## Your goal
Starting from the top of the material, restate each line exactly until the line that contains "(265,18) rectangle (847,1558);", which is also copied. Pictures are excluded.

## Information shown
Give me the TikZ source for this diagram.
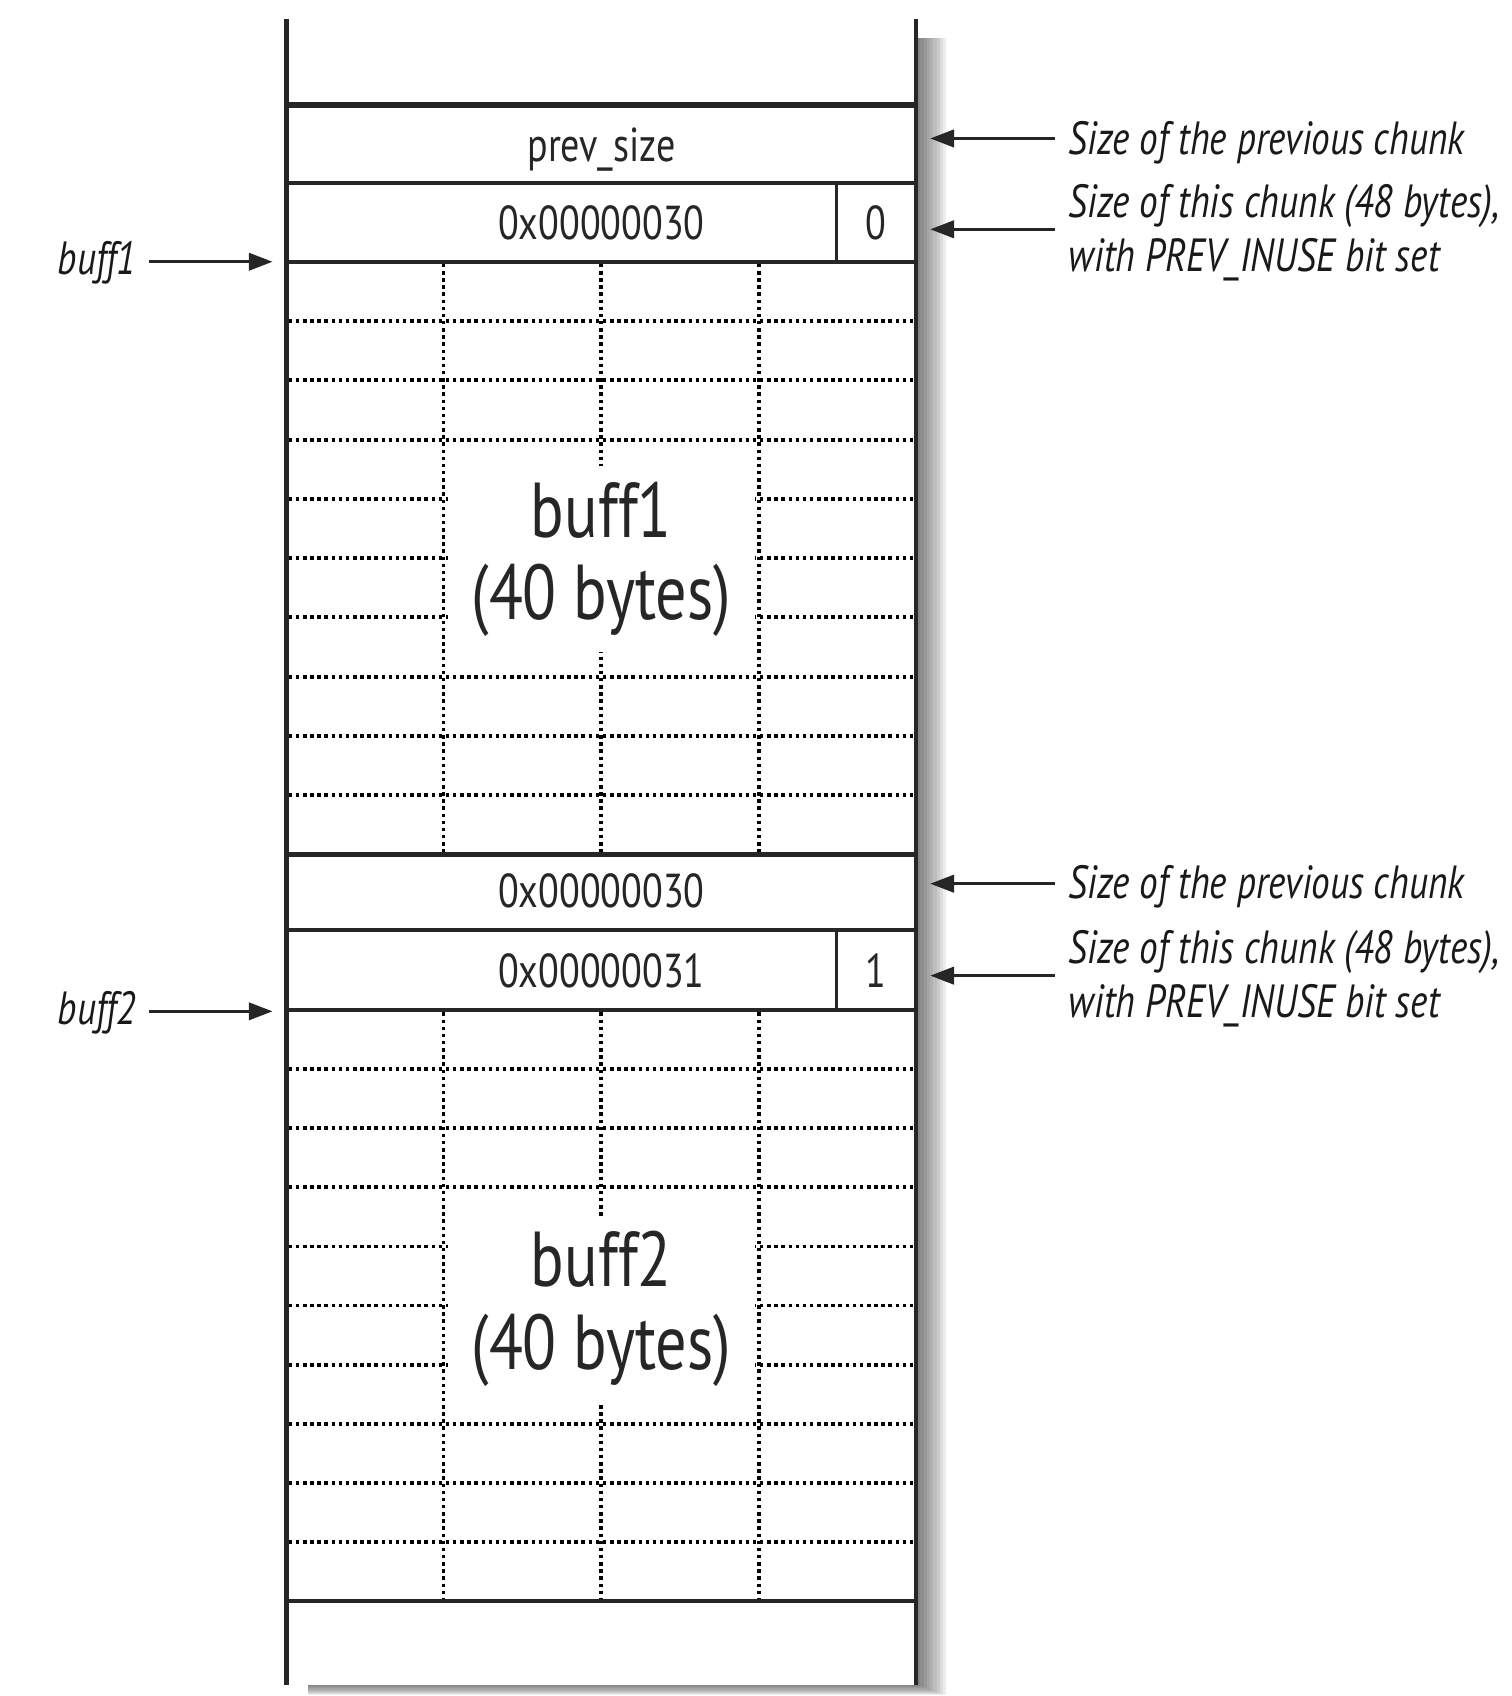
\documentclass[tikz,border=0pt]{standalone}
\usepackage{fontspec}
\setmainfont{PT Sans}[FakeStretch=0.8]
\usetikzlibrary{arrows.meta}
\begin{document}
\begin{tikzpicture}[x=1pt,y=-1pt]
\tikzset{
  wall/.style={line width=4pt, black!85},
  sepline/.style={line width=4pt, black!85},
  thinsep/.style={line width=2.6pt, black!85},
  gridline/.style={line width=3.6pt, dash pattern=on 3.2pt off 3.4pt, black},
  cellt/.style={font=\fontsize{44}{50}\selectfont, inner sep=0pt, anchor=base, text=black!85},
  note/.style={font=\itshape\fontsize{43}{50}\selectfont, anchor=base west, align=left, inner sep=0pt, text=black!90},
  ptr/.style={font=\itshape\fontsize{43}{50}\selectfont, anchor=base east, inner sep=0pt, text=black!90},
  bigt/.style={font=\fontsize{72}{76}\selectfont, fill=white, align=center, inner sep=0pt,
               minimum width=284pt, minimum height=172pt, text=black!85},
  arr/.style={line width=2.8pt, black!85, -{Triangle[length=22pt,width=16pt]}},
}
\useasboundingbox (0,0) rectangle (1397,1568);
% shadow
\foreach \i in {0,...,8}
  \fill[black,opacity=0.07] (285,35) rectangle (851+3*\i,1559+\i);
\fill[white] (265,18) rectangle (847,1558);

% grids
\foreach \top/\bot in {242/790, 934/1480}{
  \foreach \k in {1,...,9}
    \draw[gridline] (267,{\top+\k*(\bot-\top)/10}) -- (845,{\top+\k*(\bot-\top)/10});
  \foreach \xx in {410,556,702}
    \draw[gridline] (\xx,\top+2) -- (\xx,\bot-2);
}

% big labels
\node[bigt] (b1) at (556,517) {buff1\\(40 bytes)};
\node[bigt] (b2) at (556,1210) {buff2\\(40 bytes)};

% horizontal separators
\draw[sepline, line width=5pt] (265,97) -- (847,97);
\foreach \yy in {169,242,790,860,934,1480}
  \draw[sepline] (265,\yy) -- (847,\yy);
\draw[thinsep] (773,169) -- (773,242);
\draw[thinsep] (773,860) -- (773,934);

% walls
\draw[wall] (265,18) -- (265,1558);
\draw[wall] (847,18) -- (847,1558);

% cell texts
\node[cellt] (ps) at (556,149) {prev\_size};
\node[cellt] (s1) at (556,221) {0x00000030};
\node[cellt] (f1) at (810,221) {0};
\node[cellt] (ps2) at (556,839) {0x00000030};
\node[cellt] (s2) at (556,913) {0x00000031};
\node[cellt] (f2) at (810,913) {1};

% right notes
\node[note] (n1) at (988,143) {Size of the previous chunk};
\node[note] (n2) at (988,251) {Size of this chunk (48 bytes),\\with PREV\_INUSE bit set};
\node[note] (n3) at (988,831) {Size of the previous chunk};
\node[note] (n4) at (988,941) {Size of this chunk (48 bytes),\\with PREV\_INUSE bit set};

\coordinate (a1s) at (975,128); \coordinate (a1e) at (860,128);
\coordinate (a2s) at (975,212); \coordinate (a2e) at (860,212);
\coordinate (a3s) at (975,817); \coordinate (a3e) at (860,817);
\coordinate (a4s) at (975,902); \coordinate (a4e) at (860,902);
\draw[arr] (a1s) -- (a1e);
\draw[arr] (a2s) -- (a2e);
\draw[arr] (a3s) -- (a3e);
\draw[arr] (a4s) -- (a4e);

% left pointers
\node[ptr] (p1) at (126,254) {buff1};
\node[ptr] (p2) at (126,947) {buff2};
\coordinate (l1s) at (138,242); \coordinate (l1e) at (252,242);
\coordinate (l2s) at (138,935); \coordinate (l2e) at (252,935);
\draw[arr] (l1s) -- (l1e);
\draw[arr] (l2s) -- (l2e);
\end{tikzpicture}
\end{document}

## Result for this task
Give me the TikZ source for this diagram.
\documentclass[tikz,border=0pt]{standalone}
\usepackage{fontspec}
\setmainfont{PT Sans}[FakeStretch=0.8]
\usetikzlibrary{arrows.meta}
\begin{document}
\begin{tikzpicture}[x=1pt,y=-1pt]
\tikzset{
  wall/.style={line width=4pt, black!85},
  sepline/.style={line width=4pt, black!85},
  thinsep/.style={line width=2.6pt, black!85},
  gridline/.style={line width=3.6pt, dash pattern=on 3.2pt off 3.4pt, black},
  cellt/.style={font=\fontsize{44}{50}\selectfont, inner sep=0pt, anchor=base, text=black!85},
  note/.style={font=\itshape\fontsize{43}{50}\selectfont, anchor=base west, align=left, inner sep=0pt, text=black!90},
  ptr/.style={font=\itshape\fontsize{43}{50}\selectfont, anchor=base east, inner sep=0pt, text=black!90},
  bigt/.style={font=\fontsize{72}{76}\selectfont, fill=white, align=center, inner sep=0pt,
               minimum width=284pt, minimum height=172pt, text=black!85},
  arr/.style={line width=2.8pt, black!85, -{Triangle[length=22pt,width=16pt]}},
}
\useasboundingbox (0,0) rectangle (1397,1568);
% shadow
\foreach \i in {0,...,8}
  \fill[black,opacity=0.07] (285,35) rectangle (851+3*\i,1559+\i);
\fill[white] (265,18) rectangle (847,1558);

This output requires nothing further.